The Docker tool is relatively easy to use as long as you only need to execute a few containers. However in order to “dockerize” the overall execution of a multistage pipeline, where each step may require the execution of a different container, it is not such a straightforward task and can result in unnecessary complexity in the data analysis workflow. In this case, a tool like Nextflow, which handles the execution of Docker containers transparently, can greatly simplify the resulting application.
It is important to stress that Docker is still a young technology with some limitations and potential security problems that should be taken into consideration when dealing with it. For example, despite the fact that Docker takes advantage of the Linux kernel’s ability to create isolated environments in which each container receives its own network stack, process space and file system, this separation is not as strong as that of virtual machines which run an independent OS instance on top of hardware level virtualization. As of this writing, Docker does not provide user namespace isolation. This means that a process running in a container, with for example user ID 1000, will have the privileges of that user ID on the underlying system. In the same way, a process running in the container as root has root-level privileges on the underlying host when interacting with the kernel. As a consequence, a malicious user can easily gain unrestricted access to the hosting file system by simply mounting the root path in a container running with root permissions.

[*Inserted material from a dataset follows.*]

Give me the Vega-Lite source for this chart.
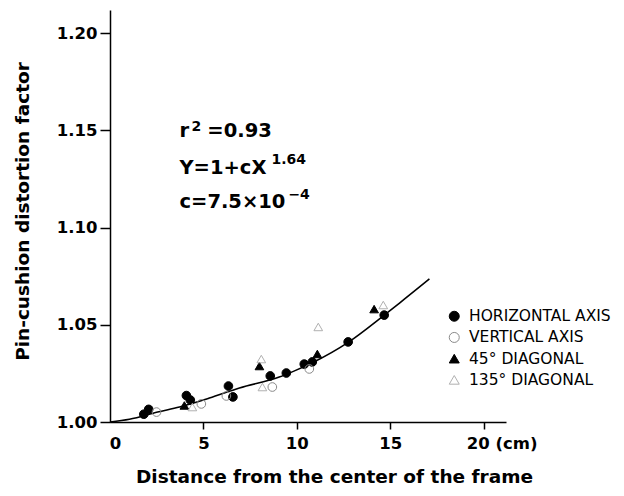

Finally, it is worth noting that Docker, currently, can only be installed natively only on Linux based operating systems. Available installations on Mac OS-X and Windows include or require a complete Linux virtual machine layer to operate properly. Thus, any performance benefits would be lost.
The fast start-up time of Docker containers allows one to virtualize a single process or the execution of a bunch of applications, instead of a complete operating system. This opens up new possibilities such as the ability to chain together the execution of multiple containers as it is commonly done with computational workflows, or the possibility to “virtualize” distributed job executions in an HPC cluster of computers.
In this paper, we show that Docker containerization has a negligible impact on the execution performance of common genomic pipelines where tasks are generally very time consuming.
The minimal performance loss introduced by the Docker engine is offset by the advantages of running an analysis in a self-contained and precisely controlled runtime environment. Docker makes it easy to precisely prototype an environment, maintain all its variations over time and rapidly reproduce any former configuration one may need to re-use. These capacities guarantee consistent results over time and across different computing platforms.
Though this work takes in consideration a limited but representative subset of bioinformatics tools and data analysis workflows, we expect that our findings can be generalized to other computational analysis having similar resource requirements and task granularity compositions.